Одним словом, тыква-горлянка в китайской традиции есть универсальный символ и символ универсума как двуслойного пространства «мира в мире», то есть мира в целом и мира особого, другого — по-китайски, «тыквенных небес». Этот сосуд для хранения жидкостей послужил традиционным прототипом ваз и чайников. Вазы минской эпохи при всем разнообразии их форм наследуют этому фундаментальному мотиву китайской декоративной пластики и, более того, дают классические его образцы. Квадратное основание и круглое горлышко подчеркивают значение вазы как символа мироздания. Нетрудно догадаться, что вазы слыли знаком женского начала, что учитывалось при выборе их места и составлении композиций в интерьере дома.

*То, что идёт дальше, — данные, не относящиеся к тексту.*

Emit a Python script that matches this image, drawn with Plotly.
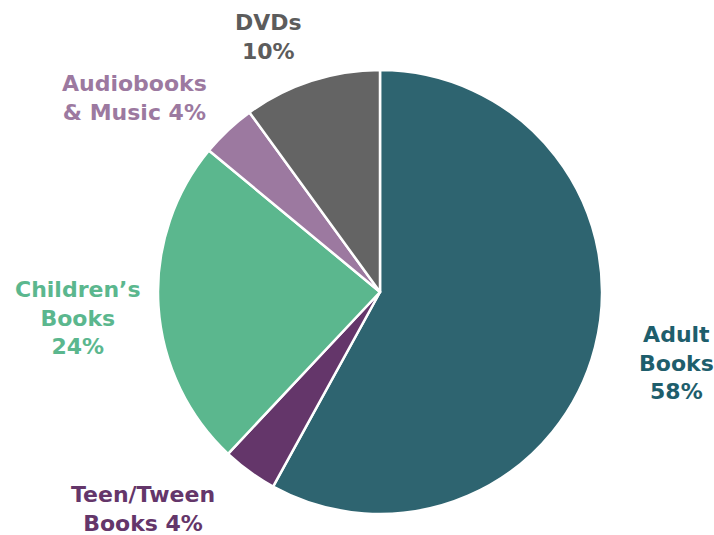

Осмысление человека в Китае подчинялось все той же идее взаимопревращения «внешнего» и «внутреннего» аспектов реальности. В своем «внешнем» образе человек предстает вплетенным в «сеть вещей», он — микрокосм, но и безбрежное поле посредования между всем и вся. К примеру, голова его символизирует Божественную гору, конечности — Четыре моря, а туловище — Срединное Царство. Обратившись к традиционным представлениям о человеческом лице, мы увидим, что и оно воспринималось по подобию универсума. В нем различали три уровня: Небо, Поднебесный мир, Земля. Его левая половина соответствовала началу инь, правая — ян, верх — триграмме цянь, высшей точке созидательной силы, низ — триграмме кунь, апофеозу уступчивости. Левый глаз уподоблялся луне, правый — солнцу, брови — облакам, волосы — горному лесу, нос — центральной из пяти священных гор и т. д. Разумеется, отдельные части и органы тела имели не только пространственные, но и временные аналогии. Даже цвет лица в китайской теории портрета свидетельствовал об определенном времени года. Кроме того, тело приравнивалось к государству, так что еще и для минских современников идея покорности власти без принуждения наглядно подкреплялась способностью государя без усилий повелевать своим телом.